As artificial intelligence models have exploded in scale and capability, understanding of their internal mechanisms remains a critical challenge. Inspired by the success of dynamical systems approaches in neuroscience, here we propose a novel framework for studying computations in deep learning systems. We focus on the residual stream (RS) in transformer models, conceptualizing it as a dynamical system evolving across layers. We find that activations of individual RS units exhibit strong continuity across layers, despite the RS being a non-privileged basis. Activations in the RS accelerate and grow denser over layers, while individual units trace unstable periodic orbits. In reduced-dimensional spaces, the RS follows a curved trajectory with attractor-like dynamics in the lower layers. These insights bridge dynamical systems theory and mechanistic interpretability, establishing a foundation for a "neuroscience of AI" that combines theoretical rigor with large-scale data analysis to advance our understanding of modern neural networks.

Transformer Dynamics: A neuroscientific approach to interpretability of large language models

TL;DR

This paper addresses the interpretability gap in large language models by modeling the transformer residual stream (RS) as a layer-wise dynamical system, borrowing dynamical-systems tools from neuroscience. Using LLama 3.1 8B on WikiText-2, it analyzes RS activations at pre-Attn and pre-MLP across layers (), applying correlations, velocity, mutual information, phase-space portraits, and dimensionality reduction via a compressing autoencoder and PCA. It uncovers that RS units become denser and more correlated across layers, while individual units exhibit rotational, unstable-periodic-like dynamics; in reduced space, RS trajectories form curved, attractor-like paths with self-correcting responses to perturbations, especially in lower layers. These findings establish a principled “neuroscience of AI” framework that links dynamical-systems theory to mechanistic interpretability and could inform future architecture design and training strategies for more robust AI systems. The work also demonstrates the value of combining large-scale data analyses with dynamical insights to understand Transformer computations beyond static representations.

Abstract

As artificial intelligence models have exploded in scale and capability, understanding of their internal mechanisms remains a critical challenge. Inspired by the success of dynamical systems approaches in neuroscience, here we propose a novel framework for studying computations in deep learning systems. We focus on the residual stream (RS) in transformer models, conceptualizing it as a dynamical system evolving across layers. We find that activations of individual RS units exhibit strong continuity across layers, despite the RS being a non-privileged basis.

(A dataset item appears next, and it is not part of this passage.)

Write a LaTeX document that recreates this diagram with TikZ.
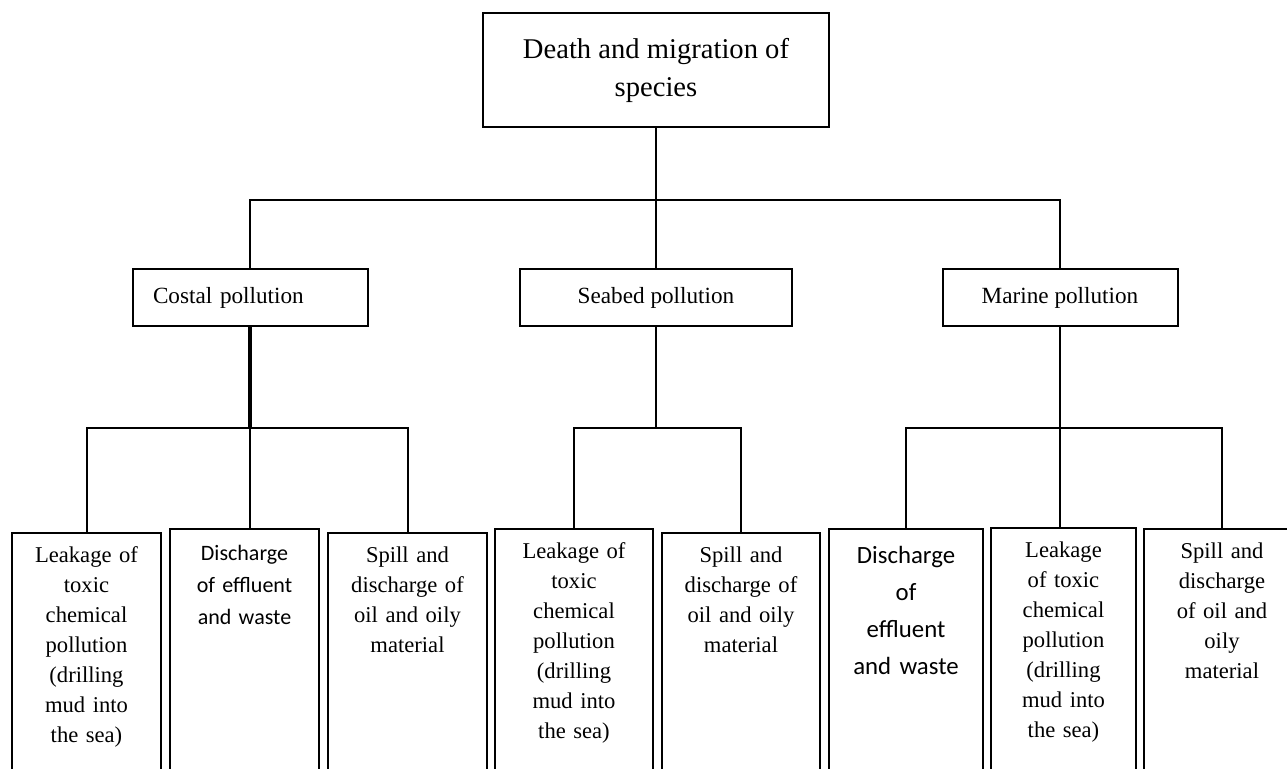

Activations in the RS accelerate and grow denser over layers, while individual units trace unstable periodic orbits. In reduced-dimensional spaces, the RS follows a curved trajectory with attractor-like dynamics in the lower layers. These insights bridge dynamical systems theory and mechanistic interpretability, establishing a foundation for a "neuroscience of AI" that combines theoretical rigor with large-scale data analysis to advance our understanding of modern neural networks.

Paper Structure

This paper contains 16 sections, 26 equations, 4 figures.

Figures (4)

  • Figure 1: Transformer residual stream (RS) activations grow dense over the layers, are highly correlated among successive layers, and exhibit nonstationary dynamics. A: Activations of the transformer RS were captured before layernorm and the attention operation (pre-Attn) and before the MLP at each layer of Llama 3.1 8B, resulting in $\mathbf{64 \times 4096}$. 'layers' by 'units'. Activations were analyzed at the last token position for data samples from the wikitext-2-raw-v1 dataset unless otherwise noted. B: Mean activations across $N=1000$ samples. C: Correlations of activations for unit $u$ between layer $l$ and $l+1$ over data samples. For most units, correlations among successive layers increase over the layers. D: Histogram of correlations across layers for each unit. Despite the residual stream not having privileged basis, activations of most units are highly correlated from layer to layer. E: Cosine similarity among pairs of RS vectors $\mathbf{h}_{l}^{Attn} \rightarrow \mathbf{h}_{l}^{MLP}$ (green) and $\mathbf{h}_{l}^{MLP} \rightarrow \mathbf{h}_{l+1}^{Attn}$ (blue). F: Velocity $V$ of the RS vectors. G: Mutual information (MI) among pairs of activations for unit $u$ between layer $l$ and $l+1$ over data samples. H: MI over the layers, averaged across units in the RS.
  • Figure 2: Portraits of Individual RS Units Show Rotational Dynamics akin to Unstable Periodic Orbits. A: Portraits of individual units in activation-gradient space, where the gradient is taken over the 64 effective sublayers. B: Distribution of the estimated number of rotations each unit performs in this phase space compared to a control in which the layer order was shuffled 1000 times for each unit. The mean number of rotations over the layers is 10.74 for the RS units and $\sim{0}$ for the shuffle controls. C: The number of rotations for each for the 4096 units in the RS and their shuffle controls.
  • Figure 3: Compressing Autoencoder (CAE) Shows Dynamics of the RS in Reduced Dimensional Space A: The CAE was trained to pass RS vectors at individual pre-attention and pre-MLP sublayers through a bottleneck, and reconstruct the original vector. Results showing a CAE trained with 10 layers to reduce the dimensionality at the bottleneck to 2. B: Mean trajectory across $n=1000$ test data samples. C: Distance in the reduced space between subsequent layers. D: Explained variance on the test set as a function of the layers.
  • Figure 4: Perturbation of RS trajectories Reveals Self-correcting Dynamics A: Trajectories of $n=1000$ individual (black) and mean (colored by layer) data samples in PCA space. B: Cumulative explained variance of the trajectories as a function of the number of components. C: Explained variance per layer using 100 PC components. D: Perturbation analysis in which trajectories were 'teleported' to various points, at various stages in the RS (indicated by layer number above each subplot). Gray line shows unperturbed control trajectory. Quiver arrows indicate direction and magnitude of teleported trajectories based on the successive 12 sublayers after teleportation.